Review Summary: please listen to this album. it needs you dearly
The first time I met Of Life, it was just before the clock struck twenty-sixteen on New Year’s Eve. I was sitting alone in a friend’s backyard, sifting drunkenly through Spotify recommendations, only partially catching fragments of unfamiliar album titles before shelving them like they were obscure paperbacks in a second-hand book store. Maybe later
, I kept thinking, like I’d remember them the next morning. Truth be told, the only thing I remembered the next morning was a familiar aimlessness, as much a measure of my blood as the alcohol.
I think that’s why, the first time I heard the riffs in Pushing – knotted and imposing as they are – I was content to be pulled into this record’s orbit. Of Life and I are friends because it’s like me. It feels like it’s longing for something and it feels like there’s a thorn in its side.
And so it goes in its own roundabout fashion, acknowledging its own neuroses (“It sits on your insides, pushing everything”) before casting aside its own attempts at recovering (“I don’t feel any different, since laying here beside you”). It’s indifferent and it’s self-defeatist and it’s beautiful. Of Life and I are friends because I am two of those things.
That this album is structured around a cover of Where Is My Mind is no surprise. The narcotized cousin of the Pixies’ original strips the song of its weathered alt-rock leanings, taking away the nooks and crannies that the lyrics have been hiding behind since 1988. The glassy piano guides these old words to a new context, and by the time the chorus slinks in, Of Life has surrendered to itself, idly wondering when it lost control. It follows, then, that the rest of the record follows the same pattern. It forgets days at a time in Forgetting Days, it forgets the people around it in Through The Glass, and it forgets itself every other second. Of Life and I are friends because I do this, too.
It’s easy to discuss style as if that’s just the clothing a record wears when it leaves the studio, and that’s okay, but it’s wholeheartedly fulfilling to spend time with an album whose style so strikingly reflects its emotional foundations. This release sounds deeply cerebral – the guitars icy, the bass driving, and the melodies quivering with disquiet. The whole thing swims in reverb, too, establishing an overcast atmosphere in which the space between the notes can be felt profoundly by the audience.

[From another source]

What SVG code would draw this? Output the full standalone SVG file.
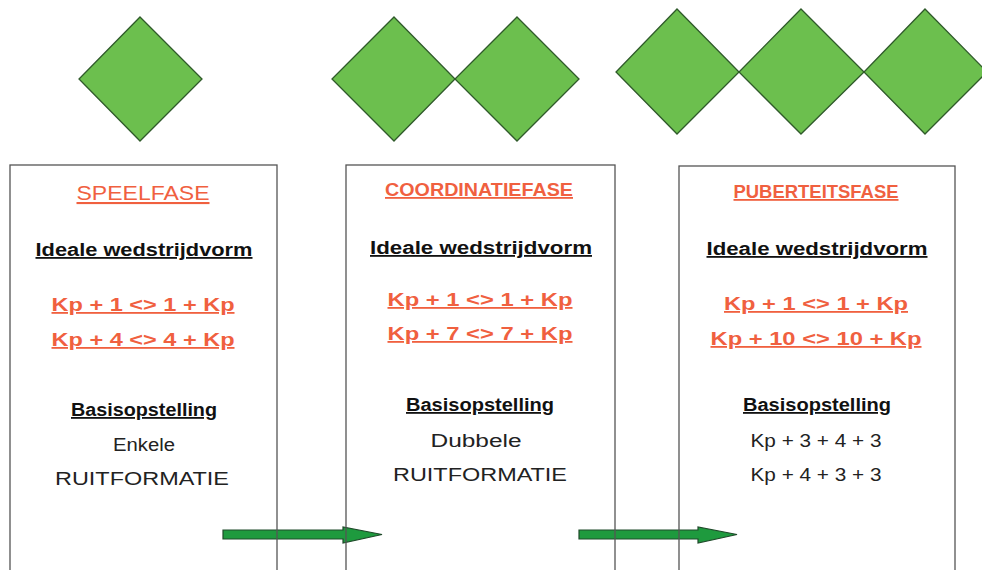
<svg xmlns="http://www.w3.org/2000/svg" width="982" height="570" viewBox="0 0 982 570">
<style>
.dia{fill:#6cbf4e;stroke:#2f5a2a;stroke-width:1.3}
.box{fill:none;stroke:#555;stroke-width:1.3}
.arr{fill:#1e9a3e;stroke:#1f4a2a;stroke-width:1.2}
text{font-family:"Liberation Sans",Arial,sans-serif;text-anchor:middle}
.t1{fill:#f0603f;font-size:21px;text-decoration:underline}
.t2{fill:#f0603f;font-size:18px;font-weight:bold;text-decoration:underline}
.h{fill:#111;font-size:18px;font-weight:bold;text-decoration:underline}
.r{fill:#f0603f;font-size:18px;font-weight:bold;text-decoration:underline}
.n{fill:#222;font-size:18px}
</style>
<rect width="982" height="570" fill="#fff"/>
<g id="diamonds">
<polygon class="dia" points="140,17 202,79 140,141 79,79"/>
<polygon class="dia" points="394,17 455,79 394,141 332,79"/>
<polygon class="dia" points="517,17 579,79 517,141 455,79"/>
<polygon class="dia" points="677,9 739,72 677,134 616,72"/>
<polygon class="dia" points="801,9 864,72 801,134 739,72"/>
<polygon class="dia" points="925,9 987,72 925,134 864,72"/>
</g>
<g id="connectors">
<polygon class="arr" points="223,530 343,530 343,527 382,534.5 343,543 343,539 223,539"/>
<polygon class="arr" points="579,530 698,530 698,527 737,534.5 698,543 698,539 579,539"/>
</g>
<g id="speelfase">
<rect class="box" x="10" y="165" width="267" height="420"/>
<text class="t1" x="143" y="200" textLength="133" lengthAdjust="spacingAndGlyphs">SPEELFASE</text>
<text class="h" x="144" y="256" textLength="217" lengthAdjust="spacingAndGlyphs">Ideale wedstrijdvorm</text>
<text class="r" x="143" y="311" textLength="183" lengthAdjust="spacingAndGlyphs">Kp + 1 &lt;&gt; 1 + Kp</text>
<text class="r" x="143" y="346" textLength="183" lengthAdjust="spacingAndGlyphs">Kp + 4 &lt;&gt; 4 + Kp</text>
<text class="h" x="144" y="416" textLength="146" lengthAdjust="spacingAndGlyphs">Basisopstelling</text>
<text class="n" x="144" y="451" textLength="62" lengthAdjust="spacingAndGlyphs">Enkele</text>
<text class="n" x="142" y="485" textLength="174" lengthAdjust="spacingAndGlyphs">RUITFORMATIE</text>
</g>
<g id="coordinatiefase">
<rect class="box" x="346" y="165" width="269" height="420"/>
<text class="t2" x="479" y="196" textLength="188" lengthAdjust="spacingAndGlyphs">COORDINATIEFASE</text>
<text class="h" x="481" y="254" textLength="222" lengthAdjust="spacingAndGlyphs">Ideale wedstrijdvorm</text>
<text class="r" x="480" y="306" textLength="185" lengthAdjust="spacingAndGlyphs">Kp + 1 &lt;&gt; 1 + Kp</text>
<text class="r" x="480" y="340" textLength="185" lengthAdjust="spacingAndGlyphs">Kp + 7 &lt;&gt; 7 + Kp</text>
<text class="h" x="480" y="411" textLength="148" lengthAdjust="spacingAndGlyphs">Basisopstelling</text>
<text class="n" x="476" y="447" textLength="91" lengthAdjust="spacingAndGlyphs">Dubbele</text>
<text class="n" x="480" y="481" textLength="174" lengthAdjust="spacingAndGlyphs">RUITFORMATIE</text>
</g>
<g id="puberteitsfase">
<rect class="box" x="679" y="166" width="276" height="420"/>
<text class="t2" x="816" y="198" textLength="165" lengthAdjust="spacingAndGlyphs">PUBERTEITSFASE</text>
<text class="h" x="817" y="255" textLength="221" lengthAdjust="spacingAndGlyphs">Ideale wedstrijdvorm</text>
<text class="r" x="816" y="310" textLength="184" lengthAdjust="spacingAndGlyphs">Kp + 1 &lt;&gt; 1 + Kp</text>
<text class="r" x="816" y="345" textLength="211" lengthAdjust="spacingAndGlyphs">Kp + 10 &lt;&gt; 10 + Kp</text>
<text class="h" x="817" y="411" textLength="148" lengthAdjust="spacingAndGlyphs">Basisopstelling</text>
<text class="n" x="816" y="447" textLength="131" lengthAdjust="spacingAndGlyphs">Kp + 3 + 4 + 3</text>
<text class="n" x="816" y="481" textLength="131" lengthAdjust="spacingAndGlyphs">Kp + 4 + 3 + 3</text>
</g>
</svg>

This is a nocturnal record. The sun sets during The Drive Home (plaintive horns put it to sleep), and the last track heralds dusk, chasing its own tail with lethargic arpeggios until it sets itself alight again. Everything in between is a frayed attempt to make peace with the things that come at night – the Dragons, the unwelcome company, the anger, the pain, and the myriad uncertainties.
Speaking of which, I still don’t know where I’m going, but at least I have this album.